In the case of this gateway, I have 8 pages of schematics, multiple layout restrictions, 4 different power domains and three different antenna paths to worry about.

PCBs in hand, I usually start out testing by checking for any obvious shorts between power domains and ground after I have populated the board. I then connect a lab power, throttled way down on the current side (and also with the least amount of other, potentially expensive stuff connected to the thing I am testing). I then verify that the voltages are correct when measured on the PCB.

If nothing starts to smoke, I move over to flashing firmware (since the board in question usually sports a microcontroller of some sort) and hooking up a JLink debug probe.

With firmware onboard, I can then move on to functional testing. In this case, I needed to verfiy the correct behaviour of various IO pins, like enable signals for the LTE modem and LNA RF frontend for the GNSS, SPI Chip Select, MISO, MOSI, CLK signals etc.

In this case:

  • All power domains were in the correct range.
  • Programming and debugging via JLink worked like a charm.
  • SPI worked like charm.
  • The SIM card interface worked like a charm.
  • GNSS worked like a charm.
  • And - The UART worked like a charm...

Well, - not really.

The UART worked really well after each reboot and then it locked up after some short random interval. The only way to get communication up and running again was to do a hard reset of the modem. I tested with picocom and minicom from a shell on the Pi. After a while, echoes on the terminal varied from nonexisting to raging storms of repeated ASCII input. After a while the terminal usually died, complaining about reading NULL from the other side.

Needless to say. This was a concern. Without stable LTE connectivity via the UART, this gateway shield was just a really big and clunky mesh node - with a Raspberry pi on top.

I started searching for a potential culprit (avoiding any mirrors in the vicinity).
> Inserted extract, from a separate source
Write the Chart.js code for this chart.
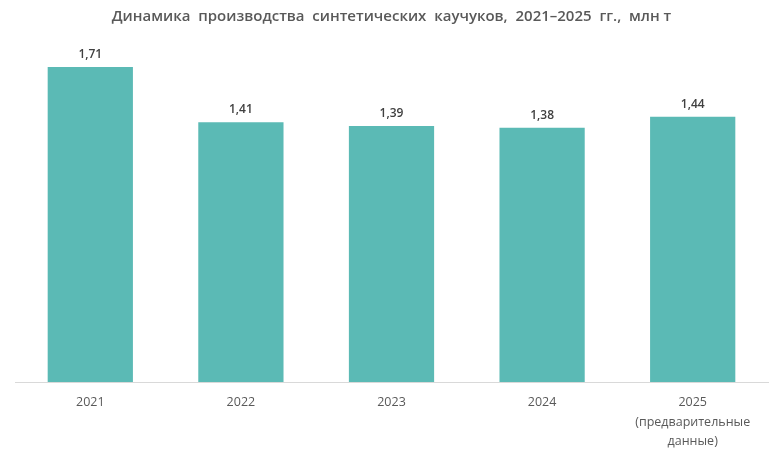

This behaviour could potentially be caused by intermittent voltage drops below the 3.6V limit required by the LTE modem. It could also be caused by electrical noise on the TX/RX lines. The behaviour was way too predictable to be caused by a bad solder joint. It could, of course, be caused by gremlins.

Hooking up a scope to the 3.7V power didn't reveal anything. TX/RX-lines were wired correctly. Baud rate, word length, parity and stop bits were defined correctly.
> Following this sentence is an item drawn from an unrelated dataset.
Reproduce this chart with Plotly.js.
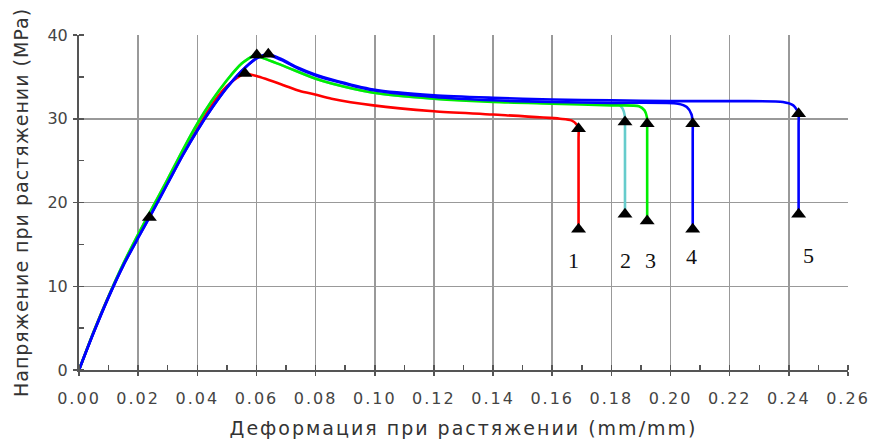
<!DOCTYPE html>
<html>
<head>
<meta charset="utf-8">
<script src="https://cdn.plot.ly/plotly-3.0.1.min.js"></script>
<style>
  html, body { margin: 0; padding: 0; background: #fff; }
  #chart { width: 870px; height: 439px; }
  #chart .xtick text { letter-spacing: 2px; }
  #chart .xtitle { letter-spacing: 2px; }
  #chart .ytitle { letter-spacing: 1px; }
</style>
</head>
<body>
<div id="chart"></div>
<script>
// Series 1 (red)
const x1 = [0, 0.005, 0.01, 0.015, 0.02, 0.025, 0.03, 0.035, 0.04, 0.045, 0.05, 0.0535, 0.0561, 0.060, 0.0685, 0.0747, 0.0798, 0.0854, 0.0995, 0.12, 0.14, 0.1626, 0.1665, 0.1683, 0.1689, 0.1689, 0.1689];
const y1 = [0, 4.6, 8.8, 12.6, 16.0, 19.3, 22.6, 26.0, 29.1, 31.8, 33.9, 34.9, 35.4, 35.1, 34.1, 33.3, 32.9, 32.4, 31.6, 30.9, 30.5, 30.0, 29.8, 29.3, 28.8, 27.6, 16.8];
// Series 2 (cyan)
const x2 = [0, 0.005, 0.01, 0.015, 0.02, 0.025, 0.03, 0.035, 0.04, 0.045, 0.05, 0.055, 0.0589, 0.0601, 0.0685, 0.0798, 0.0854, 0.0995, 0.12, 0.14, 0.16, 0.1825, 0.1838, 0.1845, 0.1846, 0.1846, 0.1846];
const y2 = [0, 4.6, 8.8, 12.7, 16.2, 19.5, 22.8, 26.2, 29.4, 32.2, 34.6, 36.6, 37.5, 37.5, 36.4, 34.8, 34.2, 33.1, 32.4, 32.1, 31.9, 31.7, 31.2, 30.4, 29.6, 28.4, 18.6];
// Series 3 (green)
const x3 = [0, 0.005, 0.01, 0.015, 0.02, 0.025, 0.03, 0.035, 0.04, 0.045, 0.05, 0.055, 0.0589, 0.0601, 0.0685, 0.0798, 0.0854, 0.0995, 0.12, 0.14, 0.16, 0.18, 0.1893, 0.1912, 0.1920, 0.1921, 0.1921, 0.1921];
const y3 = [0, 4.6, 8.8, 12.7, 16.2, 19.5, 22.8, 26.2, 29.4, 32.2, 34.6, 36.6, 37.5, 37.5, 36.4, 34.8, 34.2, 33.1, 32.4, 32.0, 31.8, 31.6, 31.5, 31.0, 30.2, 29.4, 28.2, 17.8];
// Series 4 (blue)
const x4 = [0, 0.005, 0.01, 0.015, 0.02, 0.025, 0.03, 0.035, 0.04, 0.045, 0.05, 0.055, 0.06, 0.064, 0.0685, 0.0741, 0.0798, 0.0854, 0.0995, 0.12, 0.14, 0.16, 0.18, 0.2025, 0.2055, 0.2071, 0.2075, 0.2075, 0.2075];
const y4 = [0, 4.5, 8.7, 12.5, 15.8, 19.0, 22.3, 25.6, 28.6, 31.3, 33.7, 35.7, 37.2, 37.6, 37.0, 36.0, 35.2, 34.6, 33.4, 32.6, 32.2, 32.0, 31.9, 31.8, 31.4, 30.5, 29.4, 28.2, 16.8];
// Series 5 (blue)
const x5 = [0, 0.005, 0.01, 0.015, 0.02, 0.025, 0.03, 0.035, 0.04, 0.045, 0.05, 0.055, 0.06, 0.064, 0.0685, 0.0741, 0.0798, 0.0854, 0.0995, 0.12, 0.14, 0.16, 0.18, 0.20, 0.22, 0.238, 0.2415, 0.2428, 0.2433, 0.2433, 0.2433];
const y5 = [0, 4.5, 8.7, 12.5, 15.8, 19.0, 22.3, 25.6, 28.6, 31.3, 33.7, 35.7, 37.2, 37.7, 37.1, 36.1, 35.3, 34.7, 33.5, 32.8, 32.5, 32.3, 32.2, 32.1, 32.1, 32.0, 31.6, 31.0, 30.6, 29.4, 18.6];

// Triangle markers
const markX = [0.0238, 0.0561, 0.0601, 0.0640, 0.1689, 0.1689, 0.1846, 0.1846, 0.1921, 0.1921, 0.2075, 0.2075, 0.2433, 0.2433];
const markY = [18.2, 35.4, 37.6, 37.7, 28.8, 16.8, 29.6, 18.6, 29.4, 17.8, 29.4, 16.8, 30.6, 18.6];

// Curve labels
const labelText = ['1', '2', '3', '4', '5'];
const labelX = [0.1671, 0.1848, 0.1933, 0.2071, 0.2466];
const labelY = [13.1, 13.1, 13.1, 13.5, 13.7];

const xTicks = [0, 0.02, 0.04, 0.06, 0.08, 0.10, 0.12, 0.14, 0.16, 0.18, 0.20, 0.22, 0.24, 0.26];
const xTickText = ['0.00', '0.02', '0.04', '0.06', '0.08', '0.10', '0.12', '0.14', '0.16', '0.18', '0.20', '0.22', '0.24', '0.26'];
const yTicks = [0, 10, 20, 30, 40];

const colors = ['#ff0000', '#66cccc', '#00ee00', '#0000ff', '#0000ff'];
const xs = [x1, x2, x3, x4, x5];
const ys = [y1, y2, y3, y4, y5];

const traces = xs.map((x, i) => ({
  x: x, y: ys[i], type: 'scatter', mode: 'lines',
  line: { color: colors[i], width: 2.6, shape: 'spline', smoothing: 0.7 },
  hoverinfo: 'skip', showlegend: false
}));
traces.push({
  x: markX, y: markY, type: 'scatter', mode: 'markers',
  marker: { symbol: 'triangle-up', size: 13, color: '#000' },
  hoverinfo: 'skip', showlegend: false
});

const annotations = labelText.map((t, i) => ({
  x: labelX[i], y: labelY[i], xref: 'x', yref: 'y', text: t, showarrow: false,
  font: { family: 'Liberation Serif, Times New Roman, serif', size: 22, color: '#111' }
}));

const gridColor = '#999999';
const layout = {
  width: 870, height: 439,
  margin: { l: 79, r: 22, t: 35, b: 69 },
  paper_bgcolor: '#fff', plot_bgcolor: '#fff',
  font: { family: 'DejaVu Sans, Verdana, sans-serif', color: '#444' },
  xaxis: {
    range: [0, 0.26], tickvals: xTicks, ticktext: xTickText,
    showgrid: true, gridcolor: gridColor, gridwidth: 1.5,
    zeroline: false, showline: true, linecolor: '#555', linewidth: 2,
    ticks: 'outside', ticklen: 4, tickcolor: '#555', tickwidth: 1.5,
    minor: { ticks: 'inside', ticklen: 5, dtick: 0.01, tick0: 0, tickcolor: '#555', tickwidth: 1.5, showgrid: false },
    tickfont: { size: 16, color: '#444' },
    ticklabelstandoff: 9,
    title: { text: 'Деформация при растяжении (mm/mm)', font: { size: 19, color: '#333' }, standoff: 14 },
    fixedrange: true
  },
  yaxis: {
    range: [0, 40], tickvals: yTicks,
    showgrid: true, gridcolor: gridColor, gridwidth: 1.5,
    zeroline: false, showline: true, linecolor: '#555', linewidth: 2,
    ticks: 'outside', ticklen: 4, tickcolor: '#555', tickwidth: 1.5,
    minor: { ticks: 'inside', ticklen: 5, dtick: 5, tick0: 0, tickcolor: '#555', tickwidth: 1.5, showgrid: false },
    tickfont: { size: 16, color: '#444' },
    ticklabelstandoff: 2,
    title: { text: 'Напряжение при растяжении (MPa)', font: { size: 19, color: '#333' }, standoff: 14 },
    fixedrange: true
  },
  annotations: annotations,
  showlegend: false
};

Plotly.newPlot('chart', traces, layout, { staticPlot: true, displayModeBar: false });
</script>
</body>
</html>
I did notice one thing. I measured 1.7V on the RX line at times. Halfway between logical 0 (0V) and logical 1 (3.3V). This was weird.

Ghost in the machine

I truly believed that I had configured everything correctly. The necessary changes in /boot/config.txt are pretty simple (You can read more about the device tree boot overlays here).

[all]
# use UART0 (first PL011) as primary UART
enable_uart=1
# Switch Pi3 Bluetooth function to use the mini-UART (ttyS0) and restore
# UART0/ttyAMA0 over GPIOs 14 & 15.
dtoverlay=pi3-miniuart-bt
# Disable onboard Bluetooth on Pi 3B, 3B+, 3A+, 4B and Zero W, restoring
# UART0/ttyAMA0 over GPIOs 14 & 15.
dtoverlay=pi3-disable-bt

Looking at the serial devices, everything looked fine and dandy.
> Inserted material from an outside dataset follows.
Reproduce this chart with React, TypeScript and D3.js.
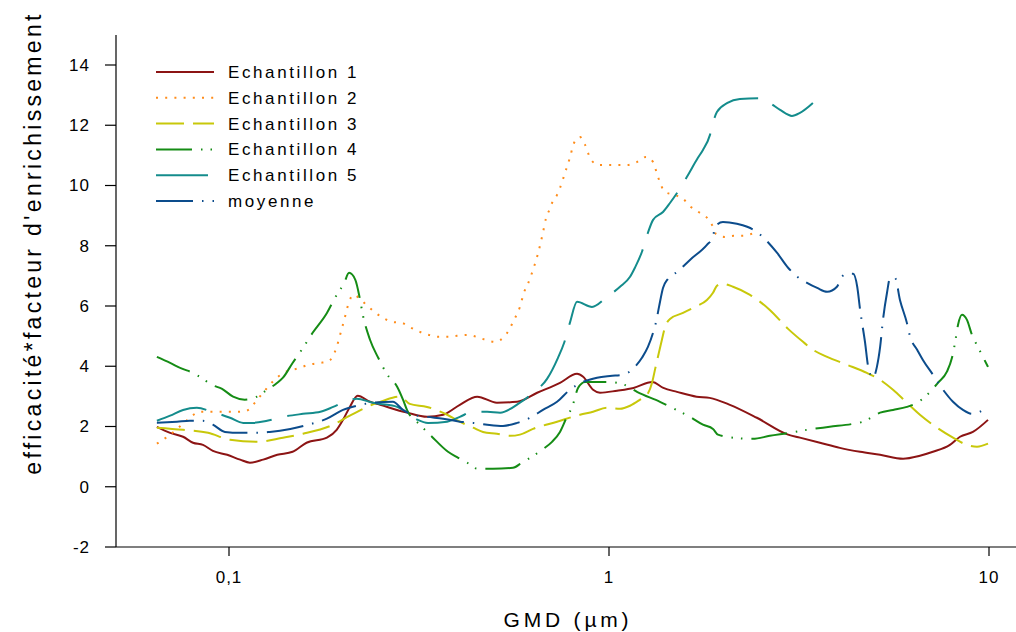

pi@raspberrypi:~ $ ls -l /dev/serial*
lrwxrwxrwx 1 root root 7 april  8 18:59 /dev/serial0 -> ttyAMA0
lrwxrwxrwx 1 root root 5 april  8 18:59 /dev/serial1 -> ttyS0

It turns out that I probably shouldn't have ignored the mirror when searching for the culprit that caused the UART instability. Instead of taking the Leeroy Jenkins approach to configuration, I maybe should have forced myself to read through the official UART configuration docs at raspberrypi.org - a few more times.

However, it is IMHO virtually impossible to read through this documentation in its entirety without triggering the onset of an intense urge for a more informative detour through Stack Overflow instead. The documentation is confusing, to say the least.

After repeated read-throughs, I'm left with these main takeaways:

  • "You probably want to use a real UART, not just a mini-UART with a reduced feature set"
  • "The UART you want is already spoken for"
  • "The TXD/RXD pins are mapped to a UART you don't want them mapped to by default"
  • "There are primary and secondary things"
  • "It is somewhat unclear if these things are uarts"
  • "There are symlinks to things which may or may not link to the actual things that you are looking for"
  • "You should answer "no" to things.

I'm guessing that most people who land on this official UART Configuration page aren't that interested in taking a tour of the Linux kernel or are especially interested in popping the hood of the Broadcom chipset for a quick peek inside. They most likely have a really cool UART speaking device that they want to hook up to their Raspberry Pi and test. Two signals. Two wires. Throw in a common ground. Maybe run a terminal emulator or wiringPi. It should be that easy.

The winning recipe

As it turns out. The ghost in my beautiful machine was caused by me not saying no - to things in raspi-config, instead of attempting to edit the boot config options directly. The ghost was just a login shell that was competing with my code for access to the UART. Commenting out the following line in /boot/cmdline.txt solved the problem.

#console=serial0,115200 console=tty1 root=PARTUUID=da818471-02 rootfstype=ext4 e
levator=deadline fsck.repair=yes rootwait

It is never a good idea for multiple interested parties attempting to access the same hardware peripheral at the same time.

Bleeding obvious, I know. Embarrassing, I know.

Further future-proofing

I have now patched raspi-config and am considering creating a pull request for the necessary changes in the serial port interface options menu.